"Glee" moves to a new night with its fourth season premiere, "The New Rachel," which works as a title in two ways. Rachel Berry (Lea Michele) is now in NYC at NYADA where she encounters a mean-spirited dance instructor (Kate Hudson). And back at McKinley High School in Lima, Ohio, the remaining New Directions singers audition to be the new Rachel, the lead and star of the glee club.
It's a busy hour of "Glee" that has to re-establish returning character while introducing a whole new batch of characters both in New York and Ohio. Consequently, some returning characters don't appear at all, including Finn, Mercedes, Santana, Mike Chang and Quinn. (For those who notice Quinn is not in the cast photo, a publicist says she'll be back, actress Diana Agron was out of the country during the photo shoot.)

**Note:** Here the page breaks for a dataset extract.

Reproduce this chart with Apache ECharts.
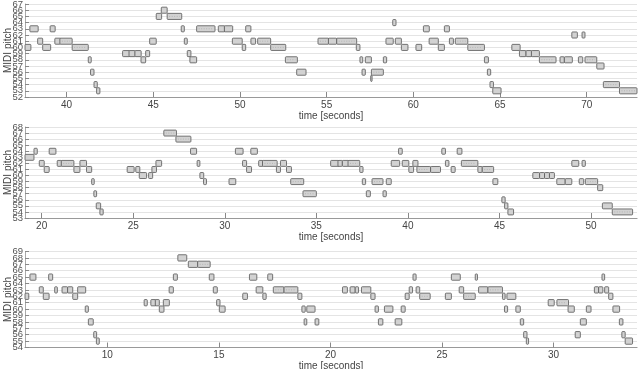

In between all the set-ups, there's time for a few small moments, including Kurt bidding a bittersweet farewell to his father. It's too early to say if "Glee" will be able to pull off it's new, all-over-the-place existence that gives the characters enough attention in any meaningful way. A cast photo of 18 -- not including everyone in the cast -- certainly gives reason for concern. But I'm still sticking with the show -- for now.
"Damages," on the other hand, is done. The only reason I can think that I stuck with this one is because of the fantastic performances. No actress does intimidation better than Glenn Close and Rose Byrne more than held her own opposite Close.
In truth, I enjoyed the two seasons of "Damages" that aired on DirecTV more than the first three seasons on FX. Season four, in particular, seemed more grounded and rooted in reality.
This just-ended fifth season was more reminiscent of the earlier, more gothic soap early years as the show teased viewers with its flash forwards, designed to make viewers think one thing when they actually depict another. It was effective but manipulative, too.
Over the course of the series Ellen Parsons (Byrne), protege of Patty Hewes (Close), became more like her corrupt mentor. In the end, Ellen was sorta-kinda responsible for the murder of Patty's son (Zachary Booth). Consequently, Ellen did not go to authorities with proof that Patty had tried to have her killed at the end of season one.
Ellen left the practice of law to become a mother; Patty stayed and, in a flash forward, looked more like Cruella DeVil than Close has looked since "101 Dalmatians."